Die Wiederentdeckung der Werke Sandor Marais gehört bei all
der jährlich einströmenden Bücherflut zu den glücklichen
Umständen, die vor allem beweisen, dass es noch immer literarische Schätze zu bergen gibt. Wurde Marai in
Deutschland noch in den 50er Jahren verlegt, so nahm das
Interesse an seinen Büchern in den Folgezeit spürbar ab.
Vor allem dem kleinen aber engagierten Oberbaum Verlag ist es
zu verdanken, dass der Autor nicht ganz in Vergessenheit
geriet. Doch erst die Neuausgabe des Romans "Die
Glut" im Piper Verlag zog eine wahrhaftige Renaissance
nach sich, in deren Folge Werke wie "Das Vermächtnis der
Esther", "Land, Land" oder die
"Bekenntnisse eines Bürgers" erschienen. Nun legt
der Piper Verlag mit "Die jungen Rebellen" (1930)
ein Frühwerk Marais vor und erbringt gleichzeitig den Beweis
für die frühe Meisterschaft des zu Unrecht Vergessenen.
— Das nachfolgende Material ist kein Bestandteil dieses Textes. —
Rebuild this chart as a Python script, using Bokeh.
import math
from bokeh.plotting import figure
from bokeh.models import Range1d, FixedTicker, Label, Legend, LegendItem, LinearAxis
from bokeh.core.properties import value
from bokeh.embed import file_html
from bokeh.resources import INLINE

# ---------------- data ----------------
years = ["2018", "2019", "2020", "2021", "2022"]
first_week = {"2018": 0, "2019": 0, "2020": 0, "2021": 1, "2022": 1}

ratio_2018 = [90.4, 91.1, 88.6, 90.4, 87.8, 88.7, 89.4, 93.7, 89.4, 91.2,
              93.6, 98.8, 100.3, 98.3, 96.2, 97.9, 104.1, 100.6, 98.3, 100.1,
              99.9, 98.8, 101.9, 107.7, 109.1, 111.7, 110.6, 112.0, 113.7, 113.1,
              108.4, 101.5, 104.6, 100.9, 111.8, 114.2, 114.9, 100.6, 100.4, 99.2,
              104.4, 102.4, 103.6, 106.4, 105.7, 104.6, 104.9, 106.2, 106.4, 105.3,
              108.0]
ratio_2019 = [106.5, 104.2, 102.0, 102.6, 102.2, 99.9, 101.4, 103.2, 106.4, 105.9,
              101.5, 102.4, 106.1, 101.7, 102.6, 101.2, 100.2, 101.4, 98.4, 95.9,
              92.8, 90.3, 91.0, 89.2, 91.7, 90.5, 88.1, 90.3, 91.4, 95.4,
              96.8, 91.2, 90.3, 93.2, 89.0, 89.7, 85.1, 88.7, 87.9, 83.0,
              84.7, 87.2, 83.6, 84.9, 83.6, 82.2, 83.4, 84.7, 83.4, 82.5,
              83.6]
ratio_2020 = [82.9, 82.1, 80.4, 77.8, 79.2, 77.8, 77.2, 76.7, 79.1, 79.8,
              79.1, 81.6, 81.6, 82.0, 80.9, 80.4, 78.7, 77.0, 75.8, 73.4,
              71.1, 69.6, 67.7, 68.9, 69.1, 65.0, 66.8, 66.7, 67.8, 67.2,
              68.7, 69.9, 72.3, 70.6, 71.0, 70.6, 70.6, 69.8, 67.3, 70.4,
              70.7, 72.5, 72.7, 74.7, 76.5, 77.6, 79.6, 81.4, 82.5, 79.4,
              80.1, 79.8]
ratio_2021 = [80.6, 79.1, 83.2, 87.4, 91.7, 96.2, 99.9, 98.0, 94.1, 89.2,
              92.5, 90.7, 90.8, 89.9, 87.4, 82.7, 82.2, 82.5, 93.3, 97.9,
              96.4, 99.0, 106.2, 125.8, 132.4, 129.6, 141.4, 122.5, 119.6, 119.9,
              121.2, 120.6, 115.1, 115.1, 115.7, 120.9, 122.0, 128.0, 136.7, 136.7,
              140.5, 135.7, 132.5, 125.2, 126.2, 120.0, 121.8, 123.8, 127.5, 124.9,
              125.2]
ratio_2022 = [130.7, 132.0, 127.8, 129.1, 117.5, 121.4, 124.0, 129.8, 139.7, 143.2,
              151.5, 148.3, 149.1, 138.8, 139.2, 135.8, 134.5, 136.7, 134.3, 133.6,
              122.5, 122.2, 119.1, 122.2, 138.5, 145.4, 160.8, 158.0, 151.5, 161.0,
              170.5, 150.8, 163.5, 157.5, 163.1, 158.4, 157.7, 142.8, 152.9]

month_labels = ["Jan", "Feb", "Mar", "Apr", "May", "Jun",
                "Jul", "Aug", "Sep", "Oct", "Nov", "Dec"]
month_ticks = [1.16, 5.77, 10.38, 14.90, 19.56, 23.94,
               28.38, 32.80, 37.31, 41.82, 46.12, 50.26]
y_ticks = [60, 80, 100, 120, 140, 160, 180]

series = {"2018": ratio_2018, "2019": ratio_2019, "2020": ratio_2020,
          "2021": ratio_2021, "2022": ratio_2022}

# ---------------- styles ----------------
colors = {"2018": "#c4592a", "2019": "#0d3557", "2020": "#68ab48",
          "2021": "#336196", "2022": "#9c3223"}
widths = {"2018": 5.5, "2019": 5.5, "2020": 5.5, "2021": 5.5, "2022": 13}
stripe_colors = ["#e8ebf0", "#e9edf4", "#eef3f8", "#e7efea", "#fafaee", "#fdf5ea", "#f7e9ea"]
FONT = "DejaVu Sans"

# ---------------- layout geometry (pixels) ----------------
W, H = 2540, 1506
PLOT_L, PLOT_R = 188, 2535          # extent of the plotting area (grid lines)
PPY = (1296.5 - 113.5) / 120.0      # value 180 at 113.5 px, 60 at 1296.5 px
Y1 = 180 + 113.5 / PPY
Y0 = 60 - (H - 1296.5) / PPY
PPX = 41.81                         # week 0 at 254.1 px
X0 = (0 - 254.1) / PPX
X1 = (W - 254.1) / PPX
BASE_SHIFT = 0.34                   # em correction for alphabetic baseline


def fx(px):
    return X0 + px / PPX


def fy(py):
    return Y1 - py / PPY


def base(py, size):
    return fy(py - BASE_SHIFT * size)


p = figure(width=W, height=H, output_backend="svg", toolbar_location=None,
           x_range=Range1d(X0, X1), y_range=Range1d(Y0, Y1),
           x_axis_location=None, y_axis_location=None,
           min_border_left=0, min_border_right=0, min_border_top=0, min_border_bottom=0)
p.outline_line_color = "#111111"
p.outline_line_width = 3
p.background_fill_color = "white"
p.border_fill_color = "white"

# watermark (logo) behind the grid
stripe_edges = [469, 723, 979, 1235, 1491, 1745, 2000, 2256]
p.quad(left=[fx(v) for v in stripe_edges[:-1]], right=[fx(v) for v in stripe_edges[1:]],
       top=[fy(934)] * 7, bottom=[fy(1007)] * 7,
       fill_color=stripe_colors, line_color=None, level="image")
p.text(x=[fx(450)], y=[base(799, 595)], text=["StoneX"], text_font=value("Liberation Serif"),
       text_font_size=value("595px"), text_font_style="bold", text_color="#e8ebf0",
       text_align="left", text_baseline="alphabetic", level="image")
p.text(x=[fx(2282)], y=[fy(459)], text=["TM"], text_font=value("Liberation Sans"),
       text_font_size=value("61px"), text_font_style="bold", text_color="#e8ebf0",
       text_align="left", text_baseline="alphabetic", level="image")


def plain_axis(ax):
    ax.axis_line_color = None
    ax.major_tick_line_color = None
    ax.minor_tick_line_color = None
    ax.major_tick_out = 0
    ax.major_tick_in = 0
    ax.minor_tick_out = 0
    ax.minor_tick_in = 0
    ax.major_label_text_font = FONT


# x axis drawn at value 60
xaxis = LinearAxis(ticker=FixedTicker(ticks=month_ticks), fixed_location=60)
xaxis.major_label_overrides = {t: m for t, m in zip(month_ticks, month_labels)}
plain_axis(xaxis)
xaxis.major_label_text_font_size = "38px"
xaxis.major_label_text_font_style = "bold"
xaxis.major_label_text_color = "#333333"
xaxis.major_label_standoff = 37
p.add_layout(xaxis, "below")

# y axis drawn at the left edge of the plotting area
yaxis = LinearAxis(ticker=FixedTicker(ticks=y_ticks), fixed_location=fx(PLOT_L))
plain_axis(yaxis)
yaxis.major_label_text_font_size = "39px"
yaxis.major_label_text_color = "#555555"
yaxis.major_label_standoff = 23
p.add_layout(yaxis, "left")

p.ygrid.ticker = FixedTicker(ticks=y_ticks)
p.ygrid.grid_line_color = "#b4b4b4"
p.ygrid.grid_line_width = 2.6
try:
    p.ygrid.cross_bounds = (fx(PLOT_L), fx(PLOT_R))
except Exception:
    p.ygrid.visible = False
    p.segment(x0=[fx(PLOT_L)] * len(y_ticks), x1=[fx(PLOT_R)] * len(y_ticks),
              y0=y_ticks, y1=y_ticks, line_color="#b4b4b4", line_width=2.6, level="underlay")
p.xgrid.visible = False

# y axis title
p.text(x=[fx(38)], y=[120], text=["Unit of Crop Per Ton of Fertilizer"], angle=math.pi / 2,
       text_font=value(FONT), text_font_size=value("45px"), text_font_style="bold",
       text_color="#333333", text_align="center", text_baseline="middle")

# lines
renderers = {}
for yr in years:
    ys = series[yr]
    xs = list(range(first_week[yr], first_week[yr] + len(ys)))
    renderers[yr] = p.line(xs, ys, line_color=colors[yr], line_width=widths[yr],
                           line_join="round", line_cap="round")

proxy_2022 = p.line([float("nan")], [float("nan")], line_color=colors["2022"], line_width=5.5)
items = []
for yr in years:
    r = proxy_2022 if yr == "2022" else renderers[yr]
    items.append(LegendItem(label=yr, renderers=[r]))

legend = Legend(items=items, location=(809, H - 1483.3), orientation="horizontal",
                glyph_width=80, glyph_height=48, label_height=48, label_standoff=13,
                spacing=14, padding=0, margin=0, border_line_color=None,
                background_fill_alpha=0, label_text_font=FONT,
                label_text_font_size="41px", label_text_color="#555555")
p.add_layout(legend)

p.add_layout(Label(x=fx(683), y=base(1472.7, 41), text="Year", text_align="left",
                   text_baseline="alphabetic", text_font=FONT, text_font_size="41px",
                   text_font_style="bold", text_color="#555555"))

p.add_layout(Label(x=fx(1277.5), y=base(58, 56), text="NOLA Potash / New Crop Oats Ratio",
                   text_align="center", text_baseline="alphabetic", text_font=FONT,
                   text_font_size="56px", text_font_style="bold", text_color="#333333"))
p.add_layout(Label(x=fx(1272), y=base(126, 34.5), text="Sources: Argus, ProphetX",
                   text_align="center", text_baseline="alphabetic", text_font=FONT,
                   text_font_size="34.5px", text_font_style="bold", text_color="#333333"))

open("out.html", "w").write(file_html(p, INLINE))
Vor allem auto biographisch beeinflusst, fängt Marai in seinem
Roman die morbid düstere Stimmung zur Zeit des 1.Weltkrieges
im kleinen Städtchen Kaschau ein.
Es sind dies Bilder einer längst vergessenen Zeit, einer Zeit
des Erwachsenwerdens im Angesicht des Krieges, in der die
Jugend ihren Platz auf dem Schlachtfeld findet.
Abel, der Sohn eines Arztes, liegt, noch umnebelt vom Alkohol
und Zigarettendunst, erwachend im Bett. Es ist noch nicht lang
her, als seine Freunde bei ihm waren, um ihren Schulabschluss
zu feiern, Karten zu spielen und ihre Freiheit zu genießen.
In ihren Familien gibt es keinen Halt mehr; die Väter
kämpfen an der Front und ihre Mütter grämen sich aus Sorge
um den Liebsten. Sie verbündet das gleiche Schicksal, egal ob
es der schöne Tibor mit seinem kriegsversehrten Bruder Lajos
oder Ernö, der Sohn des Schusters, ist. Sie suchen nach dem
Sinn des Lebens, bauen sich ihre eigene trügerische Welt auf,
um den Schmerz des Erwachsenwerdens und die grausame Realität
zu vergessen.
Nur anderthalb Tage dauert die Handlung, doch versteht es
Marai vortrefflich, die Erinnerungen an Vergangenes kunstvoll
mit gegenwärtigem Geschehen zu verweben. So entsteht vor dem
inneren Auge des Lesers eine in eindringlichen sprachlichen
Bildern gezeichnete Welt, die die Ängste der Heranwachsenden
vor der blutrünstigen Kriegswelt förmlich spürbar macht.
Sie beginnen Geld zu stehlen, kaufen sich langersehnte Sachen,
ein Preis der letzten Endes allen teuer zu stehen kommt.
Einzig das Vertrauen ineinander und zu einem gescheiterten
Provinzschauspieler lässt die sie Trostlosigkeit der Zukunft
vergessen. Doch zerbricht das Idyll als sie entdecken, dass
einer von ihnen nicht mit offenen Karten spielt.
Mit "Die jungen Rebellen" hat Sandor Marai
eindrucksvoll unter Beweis gestellt, dass er bereits sehr
früh ein feines Gespür für menschliche Stimmungen
entwickelte, die er meisterhaft in Worte zu kleiden vermochte.